By Sunday, our group is tightly bonded. Wine has flowed, stories have been shared, and a deep understanding and admiration of one another has developed. We are joined by “S” a local woman who has heard about the summit and has come to meet us. The seven of us talk together about our experiences, and this is when my history creeps out from under its rock and makes its attack. As I share a story about coming to the end of my fertility treatments, the once-familiar anger and passion spills out and I think, “There it goes. There’s that old wound bursting open, just as I feared it would.”
But in this hotel conference room, I am safe. I am among friends who understand me, who hear me, and who acknowledge that, although “infertile” is not a badge I wear brazenly, it is one I will always carry with me. It will always be one of the many clubs of which I am a member.
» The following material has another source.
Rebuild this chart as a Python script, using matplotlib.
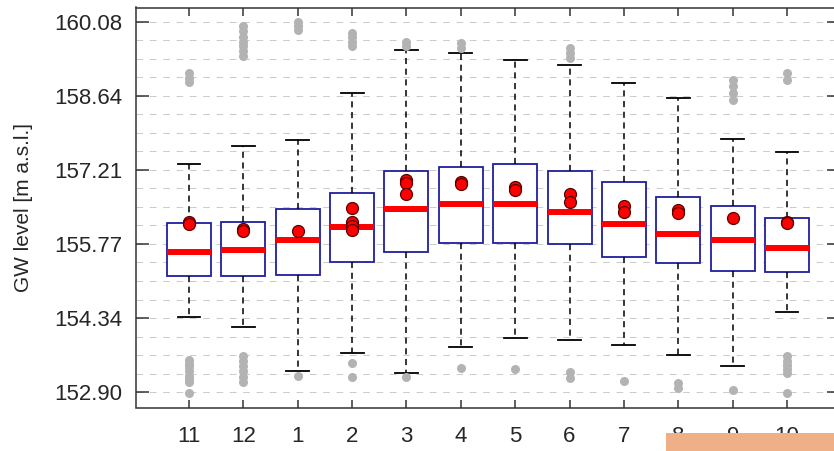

I am grateful to be among women who understand how, after so many years, I am still not “over it.” And the anger passes, a little more grief purged, and the scar over my old wound remains intact, maybe even stronger than it was before.
To be complete, this story needs a take-away, and for me it is this:
Being heard and understood matters. Telling your story matters. Finding one person who can listen and say “Me too” matters.
And facing the fear of talking openly about things that hurt perhaps matters most of all.
So, no matter how you came to be reading this post today, you are not alone. This website, this community is your safe place to be heard and acknowledged and understood. I encourage you to reach out to one another, to share your stories, and to make real connections. Say yes to the possibility.
There are several regional groups in the Community pages. Consider finding some people in your area and planning an in-person get-together. Because this weekend showed me that there is no substitute for personal interaction, for breaking bread and talking, sharing stories and discovering connections with someone who understands you completely.
I worried that the weekend might cause me to move backwards in my healing, but meeting these women and experiencing the power of connection has set me free from the fear that I might never fully heal. I will. I have. And I will continue to keep moving forward.